LONDON – Nearly seven years into the Syrian war, the opposition says its ongoing struggle to persuade the world to invest in a political solution appears to have been given a new lease of life.
Fresh from meetings in Washington DC and New York last week, the Syrian opposition chief Nasr al-Hariri spoke in London on Wednesday, seemingly confident that the US has a newfound sense of purpose in the political process.
“We felt that there is something new,” Hariri said, after his meeting with US Secretary of State Rex Tillerson.
“They want to take the leadership, the initiative, to push the political process,” he added, speaking at an All Party Parliamentary Group Friends of Syria briefing.
“Mr Tillerson will speak today or tomorrow, and will make a clear speech only about the new American policy on Syria,” Hariri added.
The umbrella Syrian Negotiations Commission, chaired by Hariri, announced on Tuesday that it will attend new peace talks hosted by the UN in Vienna, but said dates were not yet confirmed.
In a written statement, the SNC’s press office said the opposition would take part in a new round of negotiations, which were “the UN Geneva talks, but taking place in Vienna”.
It couldn’t come at a more urgent time, he stressed, highlighting the renewed government assault on Idlib, and on besieged Eastern Ghouta.
“We have at least 200,000 people displaced from their homes and we have at least 200 people killed in the last two weeks,” he said.
“And we also have at least 200,000 detainees in the regime jails. We will not ignore these voices.”
He would not confirm whether or not the official Syrian opposition will attend upcoming talks in the Russian resort town of Sochi, scheduled for 29-30 January.
Dozens of Syrian rebel factions rejected the Sochi initiative in December, criticising Russia for its attempt to skirt the UN’s Geneva-based peace process and for the support it has offered the Assad government in the war.
Syria’s government has said it would attend the Sochi talks.
“More than 130 civil society groups, most based in Syria, came out in opposition to Sochi process. The voices of these groups cannot be ignored,” Hariri said.
Hariri is in Europe to stress the need to re-focus on the Geneva process, aside from parallel tracks in Sochi and Astana, the Kazakh capital.
“The Syrian opposition is the most united and the most representative it has ever been,” he insisted, but added that “without external pressure from the international community, the Syrian regime will not negotiate in good faith”.
He said it was clear Russia wanted to “empty the Geneva process of its contents,” and “deprioritise transition”.
“We feel that they want to draw up a new constitution in the presence of the current regime,” he added. UN Security Resolution 2254 stipulates that a new constitution can only be drawn up after the political transition phase.

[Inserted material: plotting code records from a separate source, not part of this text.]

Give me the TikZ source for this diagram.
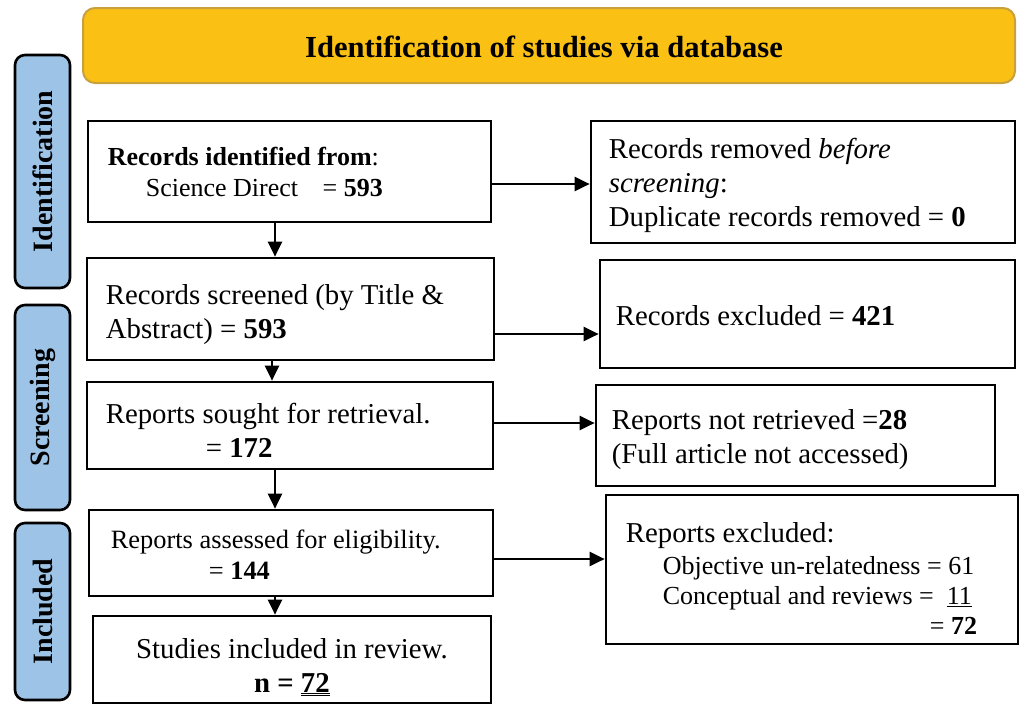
\documentclass[tikz,border=0pt]{standalone}
\usepackage{fontspec}
\setmainfont{Liberation Serif}
\usetikzlibrary{arrows.meta,calc}
\definecolor{titlefill}{RGB}{251,192,20}
\definecolor{titledraw}{RGB}{200,160,60}
\definecolor{sidefill}{RGB}{157,195,230}
\newcommand{\fsmain}{\fontsize{28.8}{34}\selectfont}
\newcommand{\fsside}{\fontsize{28}{34}\selectfont}
\newcommand{\fssmall}{\fontsize{26}{31}\selectfont}
\newcommand{\fselig}{\fontsize{26.4}{31}\selectfont}
\newcommand{\fssub}{\fontsize{26}{30}\selectfont}
\newcommand{\dblul}[1]{\underline{\underline{#1}}}
\begin{document}
\begin{tikzpicture}[x=1pt,y=-1pt,
  flowbox/.style={draw=black, line width=2.7pt, rectangle, inner sep=0pt, anchor=center},
  flowtext/.style={anchor=west, align=left, inner sep=0pt},
  sidebox/.style={draw=black, line width=2.6pt, fill=sidefill, rounded corners=10pt, minimum width=55pt, inner sep=0pt},
  sidetext/.style={rotate=90, font=\fsside\bfseries},
  flowarrow/.style={line width=2.2pt, -{Triangle[length=15pt,width=14pt]}}
]
\useasboundingbox (0,0) rectangle (1020,705);
% title banner
\node[draw=titledraw, line width=2pt, fill=titlefill, rounded corners=12pt,
      minimum width=932pt, minimum height=75pt] (title) at (549,45.5) {};
\node[font=\fontsize{30.6}{34}\selectfont\bfseries, inner sep=0pt] (titlet) at ([xshift=-5pt,yshift=-1pt]title.center) {Identification of studies via database};
% side phase boxes
\node[sidebox, minimum height=233pt] (s1) at (42.5,171.5) {};
\node[sidetext] (s1t) at (s1.center) {Identification};
\node[sidebox, minimum height=205pt] (s2) at (42.5,407.5) {};
\node[sidetext] (s2t) at (s2.center) {Screening};
\node[sidebox, minimum height=177pt] (s3) at (42.5,611.5) {};
\node[sidetext] (s3t) at (s3.center) {Included};
% left column boxes
\node[flowbox, minimum width=403pt, minimum height=101pt] (b1) at (289.5,171.5) {};
\node[flowbox, minimum width=407pt, minimum height=102pt] (b2) at (290.5,309) {};
\node[flowbox, minimum width=406pt, minimum height=87pt] (b3) at (290,425.5) {};
\node[flowbox, minimum width=404pt, minimum height=86pt] (b4) at (291,553) {};
\node[flowbox, minimum width=398pt, minimum height=87pt] (b5) at (292,659.5) {};
% left column texts
\node[flowtext, font=\fssmall] (b1t) at ([xshift=21pt]b1.west)
  {\textbf{Records identified from}:\\\hspace*{38pt}Science Direct\hspace{18pt} = \textbf{593}};
\node[flowtext, font=\fsmain] (b2t) at ([xshift=20pt,yshift=-6pt]b2.west)
  {Records screened (by Title \&\\Abstract) = \textbf{593}};
\node[flowtext, font=\fsmain] (b3t) at ([xshift=20pt,yshift=-4.5pt]b3.west)
  {Reports sought for retrieval.\\\hspace*{100pt}= \textbf{172}};
\node[flowtext, font=\fselig] (b4t) at ([xshift=23pt,yshift=-1.5pt]b4.west)
  {Reports assessed for eligibility.\\\hspace*{98pt}= \textbf{144}};
\node[flowtext, align=center, anchor=center, font=\fsmain] (b5t) at ([yshift=-7.5pt]b5.center)
  {Studies included in review.\\\textbf{n = \dblul{72}}};
% right column boxes
\node[flowbox, minimum width=424pt, minimum height=122pt] (r1) at (803,182) {};
\node[flowbox, minimum width=415pt, minimum height=108pt] (r2) at (807.5,314) {};
\node[flowbox, minimum width=399pt, minimum height=101pt] (r3) at (795.5,435.5) {};
\node[flowbox, minimum width=412pt, minimum height=149pt] (r4) at (812,569.5) {};
% right column texts
\node[flowtext, font=\fsmain] (r1t) at ([xshift=19pt,yshift=-3.5pt]r1.west)
  {Records removed \textit{before}\\\textit{screening}:\\Duplicate records removed = \textbf{0}};
\node[flowtext, font=\fsmain] (r2t) at ([xshift=17pt,yshift=-2pt]r2.west)
  {Records excluded = \textbf{421}};
\node[flowtext, font=\fsmain] (r3t) at ([xshift=17pt,yshift=-4pt]r3.west)
  {Reports not retrieved =\textbf{28}\\(Full article not accessed)};
\node[flowtext, font=\fsmain] (r4t) at ([xshift=21pt,yshift=-9pt]r4.west)
  {Reports excluded:\\[-2pt]
  \fssub\hspace*{37pt}Objective un-relatedness = 61\\[-4pt]
  \fssub\hspace*{37pt}Conceptual and reviews = \ \underline{11}\\[-4pt]
  \fssub\hspace*{304pt}= \textbf{72}};
% connectors
\draw[flowarrow] ([yshift=-12.5pt]b1.east) -- ([yshift=-12.5pt]b1.east -| r1.west);
\draw[flowarrow] ([yshift=-25pt]b2.east) -- ([yshift=-25pt]b2.east -| r2.west);
\draw[flowarrow] ([yshift=2.5pt]b3.east) -- ([yshift=2.5pt]b3.east -| r3.west);
\draw[flowarrow] ([yshift=-6pt]b4.east) -- ([yshift=-6pt]b4.east -| r4.west);
\draw[flowarrow] ([xshift=-14.5pt]b1.south) -- ([xshift=-14.5pt]b1.south |- b2.north);
\draw[flowarrow] ([xshift=-18.5pt]b2.south) -- ([xshift=-18.5pt]b2.south |- b3.north);
\draw[flowarrow] ([xshift=-15pt]b3.south) -- ([xshift=-15pt]b3.south |- b4.north);
\draw[flowarrow] ([xshift=-16pt]b4.south) -- ([xshift=-16pt]b4.south |- b5.north);
\end{tikzpicture}
\end{document}
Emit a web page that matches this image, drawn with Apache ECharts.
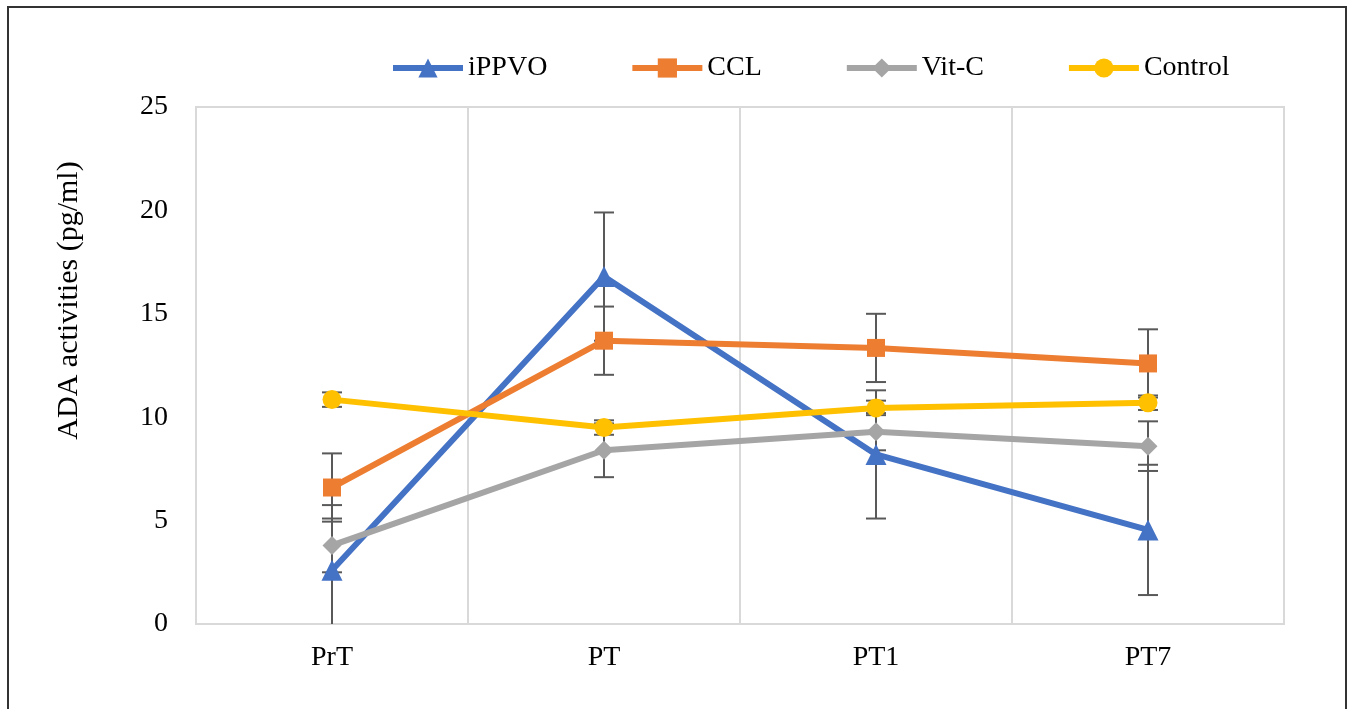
<!DOCTYPE html>
<html>
<head>
<meta charset="utf-8">
<script src="https://cdn.jsdelivr.net/npm/echarts@6/dist/echarts.min.js"></script>
<style>
html,body{margin:0;padding:0;background:#fff;}
#frame{position:absolute;left:7px;top:6px;width:1336px;height:720px;border:2px solid #333;border-bottom:none;}
#chart{position:absolute;left:0;top:0;width:1349px;height:709px;}
</style>
</head>
<body>
<div id="frame"></div>
<div id="chart"></div>
<script>
var categories = ['PrT', 'PT', 'PT1', 'PT7'];
var seriesNames = ['iPPVO', 'CCL', 'Vit-C', 'Control'];
var iPPVO = [2.6, 16.8, 8.2, 4.55];
var CCL = [6.6, 13.7, 13.35, 12.6];
var vitC = [3.8, 8.4, 9.3, 8.6];
var control = [10.85, 9.5, 10.45, 10.7];
var iPPVO_sd = [3.15, 3.1, 3.1, 3.15];
var CCL_sd = [1.65, 1.65, 1.65, 1.65];
var vitC_sd = [1.3, 1.3, 0.9, 1.2];
var control_sd = [0.35, 0.35, 0.35, 0.35];
var yTicks = [0, 5, 10, 15, 20, 25];

var means = [iPPVO, CCL, vitC, control];
var sds = [iPPVO_sd, CCL_sd, vitC_sd, control_sd];
var colors = ['#4472C4', '#ED7D31', '#A5A5A5', '#FFC000'];
var symbols = ['triangle', 'rect', 'diamond', 'circle'];
var symbolSizes = [21, 18, 19, 19];
var font = '"Liberation Serif", "Times New Roman", serif';

function errorRender(params, api) {
  var x = api.value(0), lo = api.value(1), hi = api.value(2);
  var cs = params.coordSys;
  var pHi = api.coord([x, hi]);
  var pLo = api.coord([x, lo]);
  var bottom = cs.y + cs.height;
  var hw = 10;
  var style = {stroke: '#595959', lineWidth: 2};
  var children = [];
  var yLo = Math.min(pLo[1], bottom);
  children.push({type: 'line', shape: {x1: pHi[0], y1: pHi[1], x2: pHi[0], y2: yLo}, style: style});
  children.push({type: 'line', shape: {x1: pHi[0] - hw, y1: pHi[1], x2: pHi[0] + hw, y2: pHi[1]}, style: style});
  if (pLo[1] <= bottom) {
    children.push({type: 'line', shape: {x1: pLo[0] - hw, y1: pLo[1], x2: pLo[0] + hw, y2: pLo[1]}, style: style});
  }
  return {type: 'group', children: children};
}

var series = [];
for (var s = 0; s < 4; s++) {
  series.push({
    name: seriesNames[s],
    type: 'line',
    data: means[s],
    symbol: symbols[s],
    symbolSize: symbolSizes[s],
    lineStyle: {width: 6, color: colors[s]},
    itemStyle: {color: colors[s]},
    z: 3
  });
}
for (var s2 = 0; s2 < 4; s2++) {
  var ed = [];
  for (var i = 0; i < categories.length; i++) {
    ed.push([i, means[s2][i] - sds[s2][i], means[s2][i] + sds[s2][i]]);
  }
  series.push({
    type: 'custom',
    renderItem: errorRender,
    data: ed,
    encode: {x: 0, y: [1, 2]},
    z: 2,
    silent: true
  });
}

var chart = echarts.init(document.getElementById('chart'));
chart.setOption({
  animation: false,
  backgroundColor: 'transparent',
  legend: {
    data: seriesNames,
    left: 385,
    top: 49,
    itemWidth: 70,
    itemHeight: 24,
    itemGap: 82,
    lineStyle: {width: 6},
    textStyle: {fontFamily: font, fontSize: 28, color: '#000'}
  },
  grid: {
    left: 196, right: 65, top: 107, bottom: 85,
    show: true, borderColor: '#d9d9d9', borderWidth: 2
  },
  xAxis: {
    type: 'category',
    data: categories,
    boundaryGap: true,
    axisLine: {show: true, lineStyle: {color: '#d9d9d9', width: 2}},
    axisTick: {show: false},
    splitLine: {show: true, lineStyle: {color: '#d9d9d9', width: 2}},
    axisLabel: {fontFamily: font, fontSize: 28, color: '#000', margin: 20}
  },
  yAxis: {
    type: 'value',
    min: yTicks[0],
    max: yTicks[yTicks.length - 1],
    interval: 5,
    name: 'ADA activities (pg/ml)',
    nameLocation: 'middle',
    nameGap: 112,
    nameTextStyle: {fontFamily: font, fontSize: 30, color: '#000', padding: [0, 0, 0, 130]},
    axisLine: {show: false},
    axisTick: {show: false},
    splitLine: {show: false},
    axisLabel: {fontFamily: font, fontSize: 28, color: '#000', margin: 28}
  },
  series: series
});
</script>
</body>
</html>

Unless a political transition phase is agreed upon, the consequences “should be clear for everyone”, he said.
“The regime and its allies will continue to gas, starve and bomb innocent children into submission. Many more will die. And international law will become little more than words on paper.”
He urged the UK and European allies to pressure Assad back to the negotiating table.
“We need our friends, including the UK, to bring leverage to the table. The regime needs to be pressured to negotiate a transition that we all want,” he said.
The latest round of UN-backed Syria peace talks concluded in Geneva in mid-December with no notable progress towards ending the war.
One European diplomat said those talks had been a “charade” because of the government’s behaviour.
“Although the regime has presented itself here, that is all that it has done. I would go further: it’s not just a kind of disengagement that they’ve shown, it’s an extraordinary contempt,” he said.
Talks were expected to resume on 21 January in Switzerland.
The UN declined to comment on the change of venue or confirm dates for the new round.
When asked about US plans to help support a 30,000-strong force dominated by the mainly Kurdish-led Syrian Democratic Forces, Hariri told Reuters it could lead to Syria’s partition.
“What are the benefits of establishing such an army?” he asked. “It will open the door wide for a future struggle in the region. It could open the door to the future partition of Syria.”
Assad has responded to the plan by vowing to drive US troops from Syria. Turkey has called the force a terrorist army and vowed to crush it. Iran said on Tuesday creation of the SDF force would “fan the flames of war”, echoing the vehement response of Syria, Turkey and Russia.